Qui, di certo, la sua passione per il fantastico riappare (basta guardare a come viene inquadrato, in una scena, il cielo, e ai riflessi che John nota subito all’inizio per capire che il regista di “Cocoon” è ancora lui), ma stavolta il regista rivolge la sua attenzione dallo Spazio esterno a quello, non meno affascinante e di certo in buona parte ancora inesplorato, che ognuno ha dentro di noi, nei meandri della nostra mente, e di tutte le sue possibili reazioni. Senza dimenticare, chiaramente, lo spazio, o meglio gli spazi astratti della Matematica, che contengono molti universi possibili, e di certo offrono stimolanti esplorazioni per coloro che possono scoprirne i segreti, portandoci in modo logico e oggettivo al di là dei limiti del tangibile.
Un film che, a tratti, si lascia un po’ andare, forse in qualche ridondanza di troppo (alcuni lo hanno anche definito “troppo romanzato”). Ma non credo sia possibile non rimanere colpiti, fin dall’inizio, dalla nostra “entrata”, molto realistica, nel Campus di Princeton, luogo dove molte delle più brillanti menti del nostro tempo si sono ritrovate (lo stesso Einstein, che verrà velocemente menzionato), credo sia molto facile essere catturati dalle vicende di questo brillante matematico, sia facile seguirne le sofferenze, aiutati anche da una musica che tende a coinvolgere, e da atmosfere quasi sempre ovattate, in alcuni momenti quasi irreali. Le stesse ellissi temporali che vi sono evidenziano proprio i momenti più importanti della vita di John, e non fanno mai perdere di leggibilità alla vicenda.
La capacità di questo lavoro è quella di mostrarci le cose, le situazioni, senza che esse divengano troppo “grevi” da non poterle sopportare (in alcuni momenti, comunque, le immagini sono davvero “forti”), passando in modo efficace e mai confuso dal punto di vista di Nash a quello delle persone che gli stanno attorno, prima tra tutte la moglie Alicia, sino a quello delle persone immaginarie che il matematico vede ed ascolta. Dando comunque, sempre, sensazioni sempre molto realistiche.

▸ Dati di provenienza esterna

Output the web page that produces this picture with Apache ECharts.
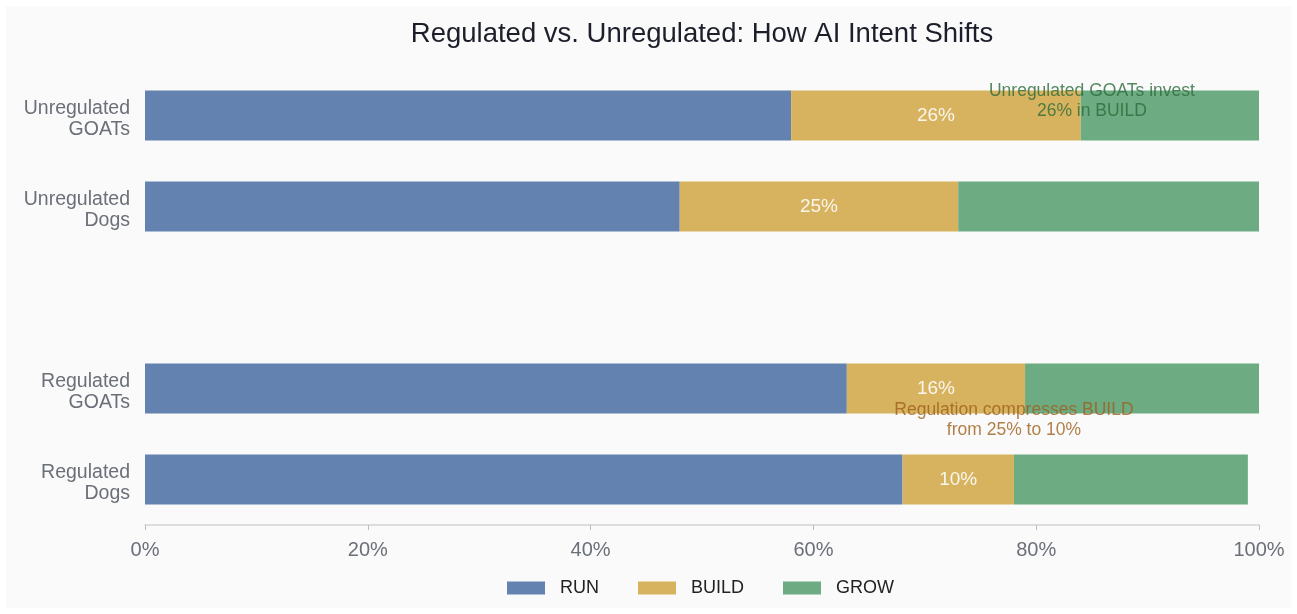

Un lavoro in cui la realtà è spesso presente tra i riflessi di sogno, anche se ad occhi aperti, tra vortici di idee e slanci di passione e di amore, tra la voglia di costruire e la difficoltà nel farlo.
È, di certo, un film che fa riflettere. Sulla vita e le sue dinamiche. Sulla competizione individuale. Ma soprattutto sulla possibilità di rivedere il sole anche quando le nubi sembrano averlo cancellato per sempre. La chiave giusta per questo, senza dubbio, è la comprensione, l’Amore, il non isolamento, il dialogo con le persone, l’andare verso la vita senza paura. E tutto ciò vale, per Ron Howard (ma anche per John Nash e, di certo, per me), molto di più di qualsiasi riflessione logica (Alicia indicherà al marito che i suoi problemi non saranno superati con la mente, ma con il cuore), e spesso ne costituisce il propulsore per ottenere dall’uomo qualcosa di meraviglioso.